Practice Prepare and Learn American Small Talk Style
This is about American small talk, or what I prefer to call “casual conversation”. Here are a few things to keep in mind about “small talk”. First, remember that Americans like “friendliness”; they like to be “friendly”. However, this does not always translate to “friendship”. Americans don’t like too much silence. Too much silence can be somewhat discomforting, so they may try to find something to say. Who’s going to break the ice? This is one place that “small talk” comes in.
Americans, also, believe that everyone is equal. Americans have a comparatively stronger sense of egalitarianism than many other people. Therefore, many Americans will invite anyone to participate in small talk. Talking to just about anyone shows that they don’t think that they’re better than anyone else; at least on the surface this is what it shows. “Me! Better? No, I’m just like everyone else”. Of course, you are. A cultural value is not always something that is part of reality 100%. Some cultural values are what people aspire to achieve or have partially achieved. However, don’t tell this to people that say, “I believe all people are equal”. Then you would be disagreeing, and some Americans don’t like to talk to people who disagree with them.
Small Talk Tips
If you are not prepared for “small talk” or “friendly conversation”, then here are some tips to help you get ready for “small talk” when you encounter it. It’s better to be ready for it because if you’re not, you could seem “unfriendly”. And you don’t want to seem unfriendly, do you? Of course, you don’t.
First, let’s start with greetings. Whatever anyone asks you, be sure to reply in a positive way. If the truth is that you have something negative to say, do not say it. I repeat: Do NOT say it. If you say something in the least bit negative, you’re just asking for trouble. You have to say something positive.
Okay, let’s get back to greetings. Greetings often come in the form of a question immediately after the initial “Hi” or possibly “Hello”. Of course, these questions would come from people you’ve already met or that you know for some reason. Well, it may not be that you “know them”. It’s probable that you “know of them” and maybe a little bit “about them”. But in American, that could be enough to say that you “know them”. Here’s an example: “You know Jen, don’t you?” It would be good for you to say, “Of course, I do.” However, you might feel more like saying, “Well, we’ve met.” or “I remember Jen, yes.” Even if you don’t know Jen, just go along with it and say, “Yes, of course, I know Jen.” Or you might want to say it with some enthusiasm, as in, “Of COURSE, I know JEN! JEN, it’s good to SEE you again!” Use one of these next.
How are you? How’s it going? How have you been?
The way to participate in small talk successfully is to be prepared for the idea that you have to talk about yourself. You’ve got to be ready to say something about yourself. It’s a little like “tell me about yourself”, but it has nothing to do with a job interview, work, or professional life. Oh, but wait a minute. It could have to do with employment, work, or professional life if you are at a type of networking event. So remember, once again, do not say anything negative.

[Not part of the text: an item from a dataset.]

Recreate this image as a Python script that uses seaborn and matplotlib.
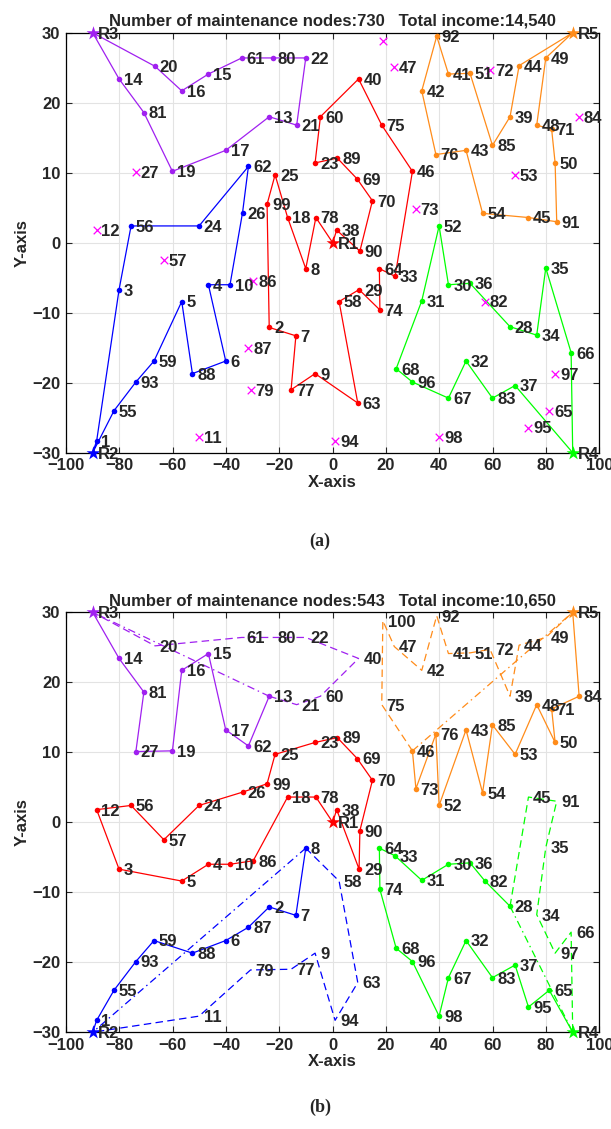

No matter how tempted you are to use plain language in order to tell the plain truth, or to speak the truth about what you think [that means being honest], remember that you will never be successful in making “small talk” with Americans if you do not keep it positive. And, again, if you are not positive, you might seem unfriendly. So let’s practice being friendly. If you’re not comfortable talking about yourself, then it would be a good idea to start practicing. Are you ready? Here we go. Let’s practice making some small talk.
Topics for American Small Talk Practice
1. Likes – Make a list of four things that you like.
2. Dislikes – Do NOT talk about anything that you dislike. Remember that you must keep this positive.
3. Personal news – Make a list of four things that are happening in your life. Don’t talk about anything that personal. The idea is to talk about, in a way, “light current events” in your life.
4. Interests – Make a list of four things that interest you.
5.Current events – What are two or three current events in the news that you find interesting?
6. Sports – If you like sports, be sure to talk about sports.
7. Story – If you can tell a story, that’s good. Everyone always likes a good story. What kind of story? It could be anything. It could be something that happened to you, something that happened to someone you know, or something that happened over the weekend – anything. It just has to be a story.
8. Family member – You can talk a little bit about a family member. If something comes up in the conversation that reminds you of a family member, you can bring that person into the conversation.
9. Friend – The same thing goes for a friend. You can talk a little bit about a friend. If something comes up in the conversation that reminds you of a friend, you can bring that person into the conversation. Maybe, you can tell a story!
You probably can’t use all of these tips to practice American small talk because you might not like all of them. But if learning this conversation style is what you want to do, then it’s a good idea to choose a few of them and start thinking about what you might say when you meet American small talk working in the USA.